Swede assaulted by US women hoops players

Two American women basketball players have been remanded in custody by a Swedish court on suspicions of assaulting a man on the streets of Visby on the Baltic island of Gotland last weekend.

“We’re talking about unprovoked violence from two people against someone who was lying defenceless on the ground,” prosecutor Mats Wihlborg told the helagotland.se news website.

The two women, Ashleigh Brown and Jeannie Saunders of the Visby Ladies basketball team, were ordered held in custody in part over fears they could try to leave the country.

The highly inebriated man who is the victim of the alleged assault had a mobile phone belonging to the American women in his pocket, but no memory of how the phone ended up on his person.

When the women discovered that the man had the missing phone they grew very agitated, according to witnesses.

Screaming at him, they allegedly pushed him into a pile of snow and began hitting and kicking him.

Two of their team mates witnessed the incident.

The accused women have been suspended from the Visby Ladies basketball club and their contracts with the team have been terminated.

“We made it clear to [the women] that they represent the team in all circumstances.
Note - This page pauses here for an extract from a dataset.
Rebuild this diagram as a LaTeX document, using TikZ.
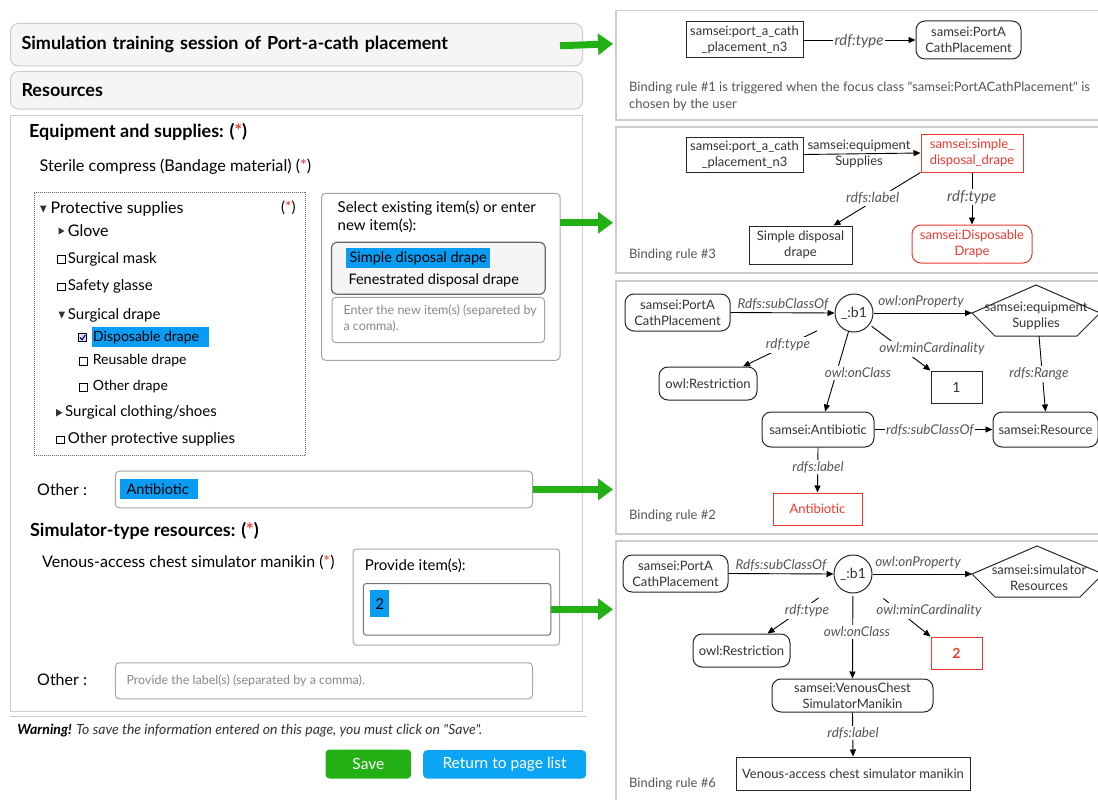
\documentclass[tikz,border=0pt]{standalone}
\usepackage{fontspec}
\setmainfont{Lato}[Ligatures=TeXOff]
\usetikzlibrary{arrows.meta,calc}
\definecolor{bgray}{HTML}{CCCCCC}
\definecolor{hdrfill}{HTML}{F5F5F5}
\definecolor{ggreen}{HTML}{22B014}
\definecolor{bblue}{HTML}{0AA5F5}
\definecolor{hblue}{HTML}{0A9BF2}
\definecolor{rred}{HTML}{EE3A2E}
\definecolor{ntxt}{HTML}{333333}
\definecolor{ltxt}{HTML}{555555}
\definecolor{phgray}{HTML}{888888}
\newcommand\fsz[2]{\fontsize{#1}{#2}\selectfont}
\newcommand\rast{(\textcolor{rred}{*})}
\tikzset{
 hdr/.style={draw=bgray, fill=hdrfill, line width=1pt, rounded corners=8pt, anchor=north west, inner xsep=11pt, inner ysep=0pt, align=left, text width=550pt, font=\fsz{18}{21}\bfseries},
 ftxt/.style={anchor=west, inner sep=0pt, text=black},
 fbox/.style={draw=black!35, line width=1pt, rounded corners=4pt},
 pnl/.style={draw=bgray, line width=1.5pt, anchor=north west, inner sep=0pt},
 gbox/.style={draw=black!85, line width=1pt, text=ntxt, font=\fsz{13}{16}, align=center, inner sep=1pt},
 grnd/.style={gbox, rounded corners=9pt},
 redbox/.style={gbox, draw=rred, text=rred},
 redrnd/.style={redbox, rounded corners=9pt},
 elab/.style={font=\fsz{13.5}{15}\itshape, text=ltxt, fill=white, inner sep=1.5pt},
 earr/.style={draw=black, line width=0.9pt, -{Triangle[length=7pt,width=6pt]}},
 garr/.style={draw=ggreen, line width=7pt, -{Triangle[length=15pt,width=21pt]}},
 btxt/.style={anchor=west, inner sep=0pt, text=ltxt, font=\fsz{13}{17}},
 ckbox/.style={draw=black, line width=0.8pt}
}
\begin{document}
\begin{tikzpicture}[x=1pt,y=-1pt]
\useasboundingbox (0,0) rectangle (1098,800);
\fill[white] (0,0) rectangle (1098,800);

% ---------- left form ----------
\node[hdr, minimum height=42.5pt] (h1) at (10,23) {Simulation training session of Port-a-cath placement};
\node[hdr, minimum height=37.5pt] (h2) at (10,71) {Resources};
\node[draw=bgray, line width=1pt, anchor=north west, minimum width=572pt, minimum height=596.5pt, inner sep=0pt] (mainbox) at (10,114.5) {};

\node[ftxt, font=\fsz{18}{21}\bfseries] (eqs) at (29,131.5) {Equipment and supplies: \rast};
\node[ftxt, font=\fsz{16.2}{19}] (ster) at (39.4,166.7) {Sterile compress (Bandage material) \rast};

% tree
\node[draw=black!60, dash pattern=on 1pt off 1pt, line width=0.8pt, anchor=north west, minimum width=271.7pt, minimum height=263.6pt, inner sep=0pt] (tree) at (33.7,191.7) {};
\fill[black!80] (40,205.5) -- (46.5,205.5) -- (43.25,212.5) -- cycle;
\node[ftxt, font=\fsz{16}{19}] (ps) at (50.5,209) {Protective supplies};
\node[ftxt, font=\fsz{15}{18}] (psa) at (281,208) {\rast};
\fill[black!80] (58.5,227.5) -- (64.5,231) -- (58.5,234.5) -- cycle;
\node[ftxt, font=\fsz{16}{19}] (gl) at (67.7,230.7) {Glove};
\draw[ckbox] (57.5,255.5) rectangle (65,263);
\node[ftxt, font=\fsz{15}{18}] (sm) at (67.7,259) {Surgical mask};
\draw[ckbox] (57.5,283) rectangle (65,290.5);
\node[ftxt, font=\fsz{15}{18}] (sg) at (67.7,286.7) {Safety glasse};
\fill[black!80] (58.5,311.5) -- (65,311.5) -- (61.75,318.5) -- cycle;
\node[ftxt, font=\fsz{15}{18}] (sd0) at (67.7,315) {Surgical drape};
\fill[hblue] (91.8,327) rectangle (208.6,346.7);
\draw[ckbox, fill=blue!15] (78.5,333.5) rectangle (86.5,341.5);
\draw[line width=1.1pt, blue!40!black] (80,337.5) -- (82,339.8) -- (85.3,335);
\node[ftxt, font=\fsz{14}{17}] (dis) at (93,337.7) {Disposable drape};
\draw[ckbox] (79.5,357) rectangle (87.5,365);
\node[ftxt, font=\fsz{14}{17}] (reu) at (92.6,361) {Reusable drape};
\draw[ckbox] (79.5,383) rectangle (87.5,391);
\node[ftxt, font=\fsz{14}{17}] (otd) at (92.6,387) {Other drape};
\fill[black!80] (56,409) -- (62.5,412.7) -- (56,416.5) -- cycle;
\node[ftxt, font=\fsz{15}{18}] (scs) at (65,412.7) {Surgical clothing/shoes};
\draw[ckbox] (56.5,436) rectangle (64,443.5);
\node[ftxt, font=\fsz{15}{18}] (ops) at (67.7,439.7) {Other protective supplies};

% selection box
\draw[fbox] (321.5,193.3) rectangle (560,360.3);
\coordinate (selE) at (560,222.7);
\node[ftxt, font=\fsz{15}{18}, align=left, anchor=north west] (selt) at (337.5,201) {Select existing item(s) or enter\\new item(s):};
\draw[draw=black!60, fill=hdrfill, line width=1.2pt, rounded corners=6pt] (331.4,242.3) rectangle (545.3,294.3);
\fill[hblue] (346,248) rectangle (490,267.7);
\node[ftxt, font=\fsz{14.5}{17}] (sdd) at (349.4,258.5) {Simple disposal drape};
\node[ftxt, font=\fsz{14.5}{17}] (fdd) at (348.3,280) {Fenestrated disposal drape};
\draw[fbox] (332,297.3) rectangle (544.6,342.7);
\node[ftxt, font=\fsz{12.5}{16}, text=phgray, align=left, anchor=north west] (ph1) at (343.3,305) {Enter the new item(s) (separeted by\\a comma).};

% other 1
\node[ftxt, font=\fsz{16}{19}] (oth1l) at (37,489.3) {Other :};
\node[fbox, anchor=north west, minimum width=417.2pt, minimum height=36.6pt, inner sep=0pt] (oth1) at (114.8,470.7) {};
\fill[hblue] (120.2,479) rectangle (197.9,499);
\node[ftxt, font=\fsz{14.5}{17}] (antt) at (126.3,489.5) {Antibiotic};

% simulator section
\node[ftxt, font=\fsz{18}{21}\bfseries] (simh) at (29.9,531) {Simulator-type resources: \rast};
\node[ftxt, font=\fsz{16}{19}] (ven) at (42,562.3) {Venous-access chest simulator manikin \rast};
\draw[fbox, rounded corners=3pt] (353.2,549) rectangle (559.5,645);
\node[ftxt, font=\fsz{15}{18}] (provt) at (364.7,566) {Provide item(s):};
\node[fbox, draw=black!55, rounded corners=3pt, anchor=north west, minimum width=187.5pt, minimum height=51.7pt, inner sep=0pt] (prov) at (362.8,583) {};
\fill[hblue] (370,590) rectangle (389.2,616.7);
\node[font=\fsz{15}{18}, inner sep=0pt] (two0) at (379.6,604) {2};

\node[ftxt, font=\fsz{16}{19}] (oth2l) at (37,679.3) {Other :};
\node[fbox, anchor=north west, minimum width=417.2pt, minimum height=36pt, inner sep=0pt] (oth2) at (114.8,662.3) {};
\node[ftxt, font=\fsz{12.5}{15}, text=phgray] (ph2) at (126.3,680.7) {Provide the label(s) (separated by a comma).};

\draw[bgray, line width=1.5pt] (10,716.7) -- (585.5,716.7);
\node[ftxt, font=\fsz{14}{16}\itshape] (warn) at (17.2,730.7) {\textbf{Warning!} \textcolor{ntxt}{To save the information entered on this page, you must click on "Save".}};
\node[fill=ggreen, rounded corners=4pt, minimum width=85.7pt, minimum height=29pt, inner sep=0pt, text=white, font=\fsz{15.5}{18}, anchor=north west] (save) at (325.3,749.3) {Save};
\node[fill=bblue, rounded corners=4pt, minimum width=163pt, minimum height=28.3pt, inner sep=0pt, text=white, font=\fsz{15.5}{18}, anchor=north west] (ret) at (422.9,750) {Return to page list};

% ---------- right panels ----------
\node[pnl, minimum width=495pt, minimum height=109pt] (p1) at (615,10) {};
\node[pnl, minimum width=495pt, minimum height=146pt] (p2) at (615,126) {};
\node[pnl, minimum width=495pt, minimum height=253pt] (p3) at (615,280) {};
\node[pnl, minimum width=495pt, minimum height=280pt] (p4) at (615,540) {};

% green arrows
\draw[garr] ([xshift=-23pt,yshift=-1pt]h1.east) -- ($(p1.west |- h1.east)+(-2,-1)$);
\draw[garr] (selE) -- ($(selE -| p2.west)+(-2,0)$);
\draw[garr] (oth1.east) -- ($(oth1.east -| p3.west)+(-2,0)$);
\draw[garr] (prov.east) -- ($(prov.east -| p4.west)+(-2,0)$);

% panel 1
\node[gbox, minimum width=117pt, minimum height=36pt] (pn1) at (744.5,40) {samsei:port\_a\_cath\\\_placement\_n3};
\node[grnd, minimum width=105pt, minimum height=38pt] (pc1) at (968.5,40) {samsei:PortA\\CathPlacement};
\draw[earr] (pn1.east) -- (pc1.west);
\node[elab, font=\fsz{15}{16}\itshape] (l11) at (859,41) {rdf:type};
\node[btxt, align=left, anchor=north west] (br1) at (629,81.5) {Binding rule \#1 is triggered when the focus class "samsei:PortACathPlacement" is\\chosen by the user};

% panel 2
\node[gbox, minimum width=117pt, minimum height=35pt] (pn2) at (744.5,154.5) {samsei:port\_a\_cath\\\_placement\_n3};
\node[redbox, minimum width=102pt, minimum height=38pt] (red1) at (972,153) {samsei:simple\_\\disposal\_drape};
\node[gbox, minimum width=103pt, minimum height=38pt] (sdb) at (800.5,245) {Simple disposal\\drape};
\node[redrnd, minimum width=120pt, minimum height=38pt] (ddb) at (972,244) {samsei:Disposable\\Drape};
\draw[earr] (pn2.east) -- (red1.west);
\draw[earr] (red1.south west) -- ([xshift=33pt]sdb.north);
\draw[earr] (red1.south) -- (ddb.north);
\node[font=\fsz{13}{16}, text=ntxt, align=center, inner sep=0pt] (l21) at (859,154) {samsei:equipment\\Supplies};
\node[elab, font=\fsz{14}{15}\itshape] (l22) at (872.7,198.7) {rdfs:label};
\node[elab, font=\fsz{15}{16}\itshape] (l23) at (971.7,197) {rdf:type};
\node[btxt] (br3) at (629,255) {Binding rule \#3};

% panel 3
\node[grnd, minimum width=105pt, minimum height=37pt] (pc3) at (677.5,312.5) {samsei:PortA\\CathPlacement};
\node[circle, draw=black!85, line width=1pt, minimum size=38pt, inner sep=0pt, text=ntxt, font=\fsz{14}{16}] (b1) at (854,313) {\_:b1};
\node[text=ntxt, font=\fsz{13}{16}, align=center, inner sep=0pt] (eq) at (1036,316) {samsei:equipment\\Supplies};
\draw[black!85, line width=1pt] ($(eq)+(-64,-3)$) -- ($(eq)+(0,-31)$) -- ($(eq)+(64,-3)$) -- ($(eq)+(41,20)$) -- ($(eq)+(-41,20)$) -- cycle;
\coordinate (eqL) at ($(eq)+(-64,-3)$);
\coordinate (eqB) at ($(eq)+(3,20)$);
\node[grnd, minimum width=98pt, minimum height=33pt] (res3) at (708,383.5) {owl:Restriction};
\node[gbox, minimum width=51pt, minimum height=32pt, font=\fsz{14}{16}] (one) at (956.5,387) {1};
\node[grnd, minimum width=112pt, minimum height=35pt] (ab) at (818,429.5) {samsei:Antibiotic};
\node[grnd, minimum width=105pt, minimum height=35pt] (rs) at (1045.5,429.5) {samsei:Resource};
\node[redbox, minimum width=89pt, minimum height=32pt] (abl) at (817.5,509) {Antibiotic};
\draw[earr] (pc3.east) -- (b1.west);
\draw[earr] (b1.east) -- (eqL);
\draw[earr, shorten <=41pt] (b1.center) -- ([xshift=35pt]res3.north);
\draw[earr, shorten <=19pt] (b1.center) -- ([xshift=7pt]ab.north);
\draw[earr, shorten <=22pt] (b1.center) -- (one.north west);
\draw[earr] (ab.east) -- (rs.west);
\draw[earr] (eqB) -- (rs.north);
\draw[earr] (ab.south) -- (abl.north);
\node[elab, fill=none] (l31) at (783,304) {Rdfs:subClassOf};
\node[elab, fill=none] (l32) at (921,302) {owl:onProperty};
\node[elab] (l33) at (788,345) {rdf:type};
\node[elab] (l34) at (858,373) {owl:onClass};
\node[elab] (l35) at (932,349) {owl:minCardinality};
\node[elab] (l36) at (1039,374) {rdfs:Range};
\node[elab] (l37) at (930,430) {rdfs:subClassOf};
\node[elab] (l38) at (818,467) {rdfs:label};
\node[btxt] (br2) at (629,516) {Binding rule \#2};

% panel 4
\node[grnd, minimum width=105pt, minimum height=37pt] (pc4) at (675.5,573.5) {samsei:PortA\\CathPlacement};
\node[circle, draw=black!85, line width=1pt, minimum size=38pt, inner sep=0pt, text=ntxt, font=\fsz{14}{16}] (b2) at (853,574) {\_:b1};
\node[text=ntxt, font=\fsz{13}{16}, align=center, inner sep=0pt] (sim) at (1039,578) {samsei:simulator\\Resources};
\draw[black!85, line width=1pt] ($(sim)+(-67,-4)$) -- ($(sim)+(-2,-32)$) -- ($(sim)+(64,-4)$) -- ($(sim)+(41,19)$) -- ($(sim)+(-44,19)$) -- cycle;
\coordinate (simL) at ($(sim)+(-67,-4)$);
\node[grnd, minimum width=97pt, minimum height=33pt] (res4) at (741.5,650.5) {owl:Restriction};
\node[redbox, minimum width=51pt, minimum height=32pt, font=\fsz{14}{16}\bfseries] (two) at (956.5,653) {2};
\node[grnd, minimum width=161pt, minimum height=33pt] (vc) at (852.5,695.5) {samsei:VenousChest\\SimulatorManikin};
\node[gbox, minimum width=234pt, minimum height=33pt] (vl) at (853,773.5) {Venous-access chest simulator manikin};
\draw[earr] (pc4.east) -- (b2.west);
\draw[earr] (b2.east) -- (simL);
\draw[earr, shorten <=42pt] (b2.center) -- ([xshift=26pt]res4.north);
\draw[earr, shorten <=22pt] (b2.center) -- (vc.north);
\draw[earr, shorten <=39pt] (b2.center) -- (two.north west);
\draw[earr] (vc.south) -- (vl.north);
\node[elab, fill=none] (l41) at (781,565) {Rdfs:subClassOf};
\node[elab, fill=none] (l42) at (918,563) {owl:onProperty};
\node[elab] (l43) at (807,611) {rdf:type};
\node[elab] (l44) at (857,632) {owl:onClass};
\node[elab] (l45) at (929,611) {owl:minCardinality};
\node[elab] (l46) at (853,733) {rdfs:label};
\node[btxt] (br6) at (629,784) {Binding rule \#6};
\end{tikzpicture}
\end{document}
That’s just how it is when you’re a professional sports player,” Visby Ladies’ spokesperson Marco Leino told helagotland.se.

Brown, 23, denies assaulting the man, but has admitted she behaved aggressively toward the alleged victim, a man in his forties.

Saunders, 25, admits pushing the man in self-defence and then kicking him repeatedly.

The women have been remanded in custody for the two weeks remaining until the trial, as Gotland’s district court concluded there was a risk of their either leaving the country or influencing the trial, as they’re friendly with the main witnesses.

The Visby Ladies team has been left shocked by the incident.

“We’re sad, disappointed, angry and confused. We’re actually all a bit shocked. These are nice girls, and it’s hard to see how they could’ve ended up in this situation,” said Marco Leino.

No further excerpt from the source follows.